Assuming a magic number generator like in Robin's example or my example, and assuming you press the button and receive a value of 123, what is the unconditional probability that you would receive a 123? What value would you estimate it as, and why?
(rocketdodger actually said "1", not "123". I changed it to a number that can't be a probability, to make the discussion below perhaps clearer. Nothing essential depends on which number is used.)
There are two 'levels' of probability here, which should be distinguished.
One is what you're calling "the unconditional probability that you would receive a 123". This is supposed to be a real property of the machine, with a single definite value, between 0 and 1, which we happen not to know. Let's call this number "
X". (The value of
X determines, for example, how often, over the long term, the machine will display 123 rather than any other number if we repeatedly press its button.)

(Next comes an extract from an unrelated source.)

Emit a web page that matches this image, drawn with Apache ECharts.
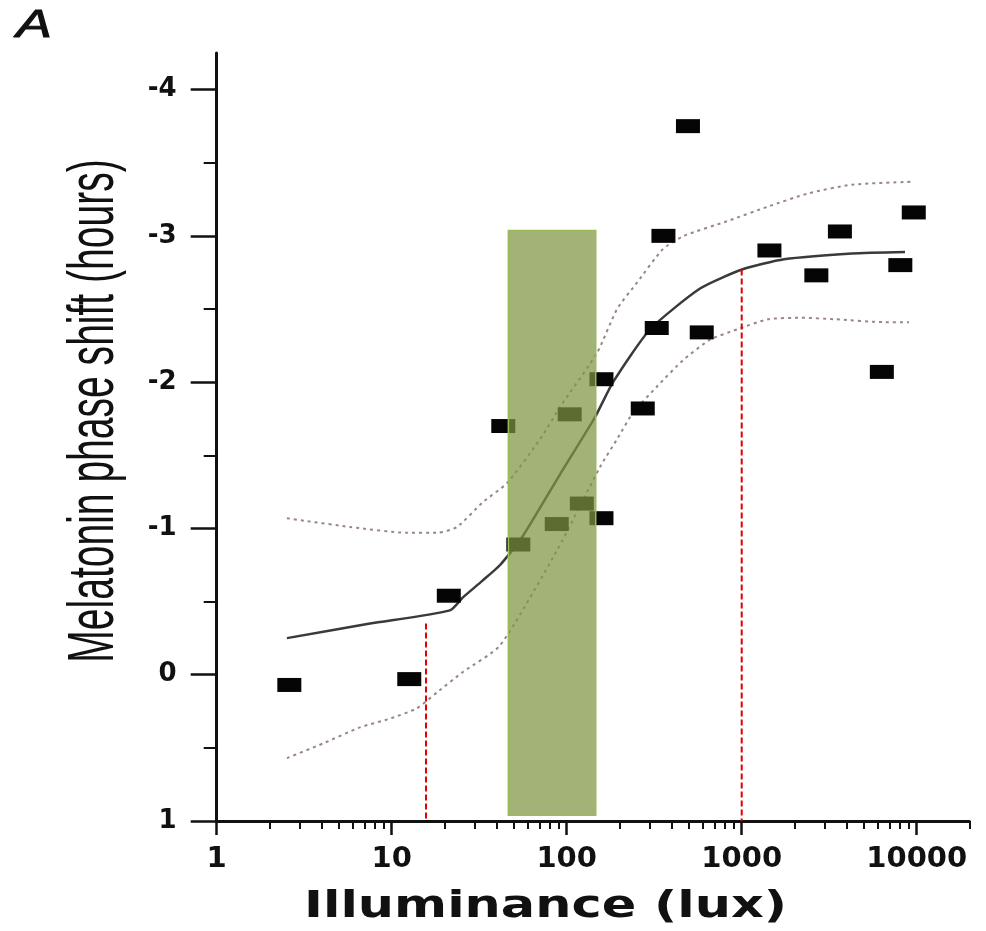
<!DOCTYPE html>
<html>
<head>
<meta charset="utf-8">
<script src="https://cdn.jsdelivr.net/npm/echarts@6/dist/echarts.min.js"></script>
<style>
  html, body { margin: 0; padding: 0; background: #ffffff; }
  #chart { width: 986px; height: 931px; }
</style>
</head>
<body>
<div id="chart"></div>
<script>
// Measured melatonin phase shifts versus illuminance
const pointLux   = [2.6, 12.6, 21.2, 43.4, 52.9, 87.7, 104, 122, 158, 158, 272, 327, 357, 493, 591, 1440, 2670, 3640, 6320, 8060, 9620];
const pointShift = [0.07, 0.03, -0.54, -1.70, -0.89, -1.03, -1.78, -1.17, -2.02, -1.07, -1.82, -2.37, -3.00, -3.75, -2.34, -2.90, -2.73, -3.03, -2.07, -2.80, -3.16];

// Fitted dose-response curve
const fitLux   = [2.52, 7.52, 21.5, 25.6, 32.8, 41.6, 55.6, 91.6, 145, 184, 299, 578, 1004, 1745, 4270, 8570];
const fitShift = [-0.25, -0.35, -0.44, -0.53, -0.64, -0.75, -0.94, -1.37, -1.76, -2.00, -2.36, -2.64, -2.77, -2.84, -2.88, -2.89];

// Upper confidence band
const upperLux   = [2.52, 3.28, 5.78, 12.2, 18.2, 23.6, 33.2, 45.6, 70.4, 91.6, 149, 194, 252, 355, 468, 824, 1413, 2393, 4270, 9400];
const upperShift = [-1.07, -1.05, -1.01, -0.97, -0.97, -1.01, -1.18, -1.31, -1.61, -1.83, -2.20, -2.50, -2.68, -2.91, -3.00, -3.10, -3.20, -3.29, -3.35, -3.37];

// Lower confidence band
const lowerLux   = [2.52, 4.05, 6.59, 9.78, 13.9, 18.2, 25.6, 41.6, 88.0, 155, 194, 239, 328, 462, 659, 940, 1413, 2182, 3414, 6590, 9040];
const lowerShift = [0.57, 0.47, 0.36, 0.30, 0.23, 0.12, -0.02, -0.20, -0.85, -1.42, -1.61, -1.79, -1.97, -2.15, -2.29, -2.36, -2.43, -2.44, -2.43, -2.41, -2.41];

// Reference illuminances (dashed red markers) and the shift where each meets the curve
const refLux      = [15.7, 1000];
const refShiftTop = [-0.35, -2.77];

// Shaded illuminance band (lux range and shift range)
const bandLux   = [46.4, 146.5];
const bandShift = [-3.036, 0.96];

// Axis ticks
const luxTicks   = [1, 10, 100, 1000, 10000];
const luxMinor   = [];
[1, 10, 100, 1000, 10000].forEach(function (d) {
  for (let k = 2; k <= 9; k++) { if (d * k <= 20000) luxMinor.push(d * k); }
});
const shiftTicks = [-4, -3, -2, -1, 0, 1];
const shiftMinor = [-3.5, -2.5, -1.5, -0.5, 0.5];

const pairs = function (xs, ys) { return xs.map(function (x, i) { return [x, ys[i]]; }); };

const chart = echarts.init(document.getElementById('chart'), null, { renderer: 'canvas' });

const tickFont = { fontFamily: 'DejaVu Sans', fontWeight: 'bold', color: '#111' };

const option = {
  backgroundColor: '#ffffff',
  animation: false,
  grid: { left: 216.7, right: 16.6, top: 53, bottom: 110, outerBoundsMode: 'none', containLabel: false },
  xAxis: [
    {
      type: 'log', logBase: 10, min: 1, max: 20000, position: 'bottom',
      axisLine: { show: true, onZero: false, lineStyle: { color: '#111', width: 3 } },
      axisTick: { show: true, inside: false, length: 14, customValues: luxTicks, lineStyle: { color: '#111', width: 2.5 } },
      axisLabel: Object.assign({ customValues: luxTicks, fontSize: 29, margin: 24, formatter: function (v) { return String(Math.round(v)); } }, tickFont),
      splitLine: { show: false }
    },
    {
      type: 'log', logBase: 10, min: 1, max: 20000, position: 'bottom', offset: 0,
      axisLine: { show: false, onZero: false },
      axisTick: { show: true, inside: false, length: 8, customValues: luxMinor, lineStyle: { color: '#111', width: 2 } },
      axisLabel: { show: false },
      splitLine: { show: false }
    }
  ],
  yAxis: [
    {
      type: 'value', min: -4.25, max: 1, inverse: true, position: 'left',
      axisLine: { show: true, onZero: false, lineStyle: { color: '#111', width: 3 } },
      axisTick: { show: true, inside: false, length: 26, customValues: shiftTicks, lineStyle: { color: '#111', width: 2.5 } },
      axisLabel: Object.assign({ customValues: shiftTicks, fontSize: 26, margin: 40, formatter: function (v) { return String(v); } }, tickFont),
      splitLine: { show: false }
    },
    {
      type: 'value', min: -4.25, max: 1, inverse: true, position: 'left', offset: 0,
      axisLine: { show: false, onZero: false },
      axisTick: { show: true, inside: false, length: 13, customValues: shiftMinor, lineStyle: { color: '#111', width: 2 } },
      axisLabel: { show: false },
      splitLine: { show: false }
    }
  ],
  graphic: [
    {
      type: 'text', x: 34, y: 26, scaleX: 1.4,
      style: { text: 'A', font: 'italic 38px "Liberation Sans"', fill: '#111', stroke: '#111', lineWidth: 1, align: 'center', verticalAlign: 'middle' }
    },
    {
      type: 'text', x: 95, y: 411, rotation: Math.PI / 2, scaleX: 0.61,
      style: { text: 'Melatonin phase shift (hours)', font: '64px "Liberation Sans"', fill: '#111', align: 'center', verticalAlign: 'middle' }
    },
    {
      type: 'text', x: 545.5, y: 907, scaleX: 1.34,
      style: { text: 'Illuminance (lux)', font: 'bold 38px "DejaVu Sans"', fill: '#111', align: 'center', verticalAlign: 'middle' }
    }
  ],
  series: [
    {
      name: 'upper', type: 'line', xAxisIndex: 0, yAxisIndex: 0, data: pairs(upperLux, upperShift),
      showSymbol: false, smooth: 0.2, z: 2,
      lineStyle: { color: '#9a8585', width: 2, type: [3, 4] }
    },
    {
      name: 'lower', type: 'line', xAxisIndex: 0, yAxisIndex: 0, data: pairs(lowerLux, lowerShift),
      showSymbol: false, smooth: 0.2, z: 2,
      lineStyle: { color: '#9a8585', width: 2, type: [3, 4] }
    },
    {
      name: 'fit', type: 'line', xAxisIndex: 0, yAxisIndex: 0, data: pairs(fitLux, fitShift),
      showSymbol: false, smooth: 0.2, z: 2,
      lineStyle: { color: '#3a3a3a', width: 2.5 }
    },
    {
      name: 'measured', type: 'scatter', xAxisIndex: 0, yAxisIndex: 0, data: pairs(pointLux, pointShift),
      symbol: 'rect', symbolSize: [24, 14], z: 3,
      itemStyle: { color: '#050505', opacity: 1 }
    },
    {
      name: 'band', type: 'custom', xAxisIndex: 0, yAxisIndex: 0, z: 4,
      data: [[bandLux[0], bandShift[0], bandLux[1], bandShift[1]]],
      renderItem: function (params, api) {
        const p0 = api.coord([api.value(0), api.value(1)]);
        const p1 = api.coord([api.value(2), api.value(3)]);
        return {
          type: 'rect',
          shape: { x: p0[0], y: p0[1], width: p1[0] - p0[0], height: p1[1] - p0[1] },
          style: { fill: 'rgba(128,150,68,0.72)', stroke: '#9bbb59', lineWidth: 1.5 }
        };
      }
    }
  ].concat(refLux.map(function (lx, i) {
    return {
      name: 'ref' + i, type: 'line', xAxisIndex: 0, yAxisIndex: 0, z: 4,
      data: [[lx, refShiftTop[i]], [lx, 1]],
      showSymbol: false,
      lineStyle: { color: '#e00000', width: 2, type: [6, 3] }
    };
  }))
};

chart.setOption(option);
</script>
</body>
</html>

Now, according to the Bayesian approach to probability, whenever we are uncertain about something, we can use probability to describe the nature of our uncertainty. Let's forget for the moment that
X is a (different kind of) probability, and just treat it as a number about which we are uncertain. Then, we can say things like, for example, "P(0.3 <
X < 0.4) = 0.2" (translation: "there's a 20% probability that
X is between 0.3 and 0.4"), where
this probability is
not an objective property of the machine, but only a way of characterizing our limited knowledge of the machine.
X doesn't 'really' have a 20% probability of being between 0.3 and 0.4, or any other probability either. It is a single number, which either is in that range or not. We just don't know which. But we might have some ideas about which, and we quantify these ideas by saying that it has a 20% probability of being there.
Of course, 0.3-to-0.4 is just an example, and we can talk about the various probabilities that
X has of being in various other ranges as well. All these probabilities together constitute a 'probability distribution for
X'. Again, a probability distribution for
X is not an objective property of the machine, but only a way for us to express, as precisely as we can, our more or less vague ideas about the machine. ("We don't know exactly which number
X is, but here's a summary of what we do know about
X.")
A probability distribution for
X contains a lot more data than a single 'estimate' of
X (to quote rocketdodger's question). From a distribution, we can, if we wish, derive various single estimates---for example, the mean (or the median, etc.). But we can't forget the entire distribution, and just remember the mean, if we want to be able to change our ideas about
X appropriately when we get new information relevant to
X---for example, when we press the machine's button and see what number it displays.
The appropriate way to change our ideas about
X is to use Bayes's theorem to produce a new distribution for
X from the old distribution. The old mean alone is not enough to enable us to produce even a new mean, let alone an entire new distribution.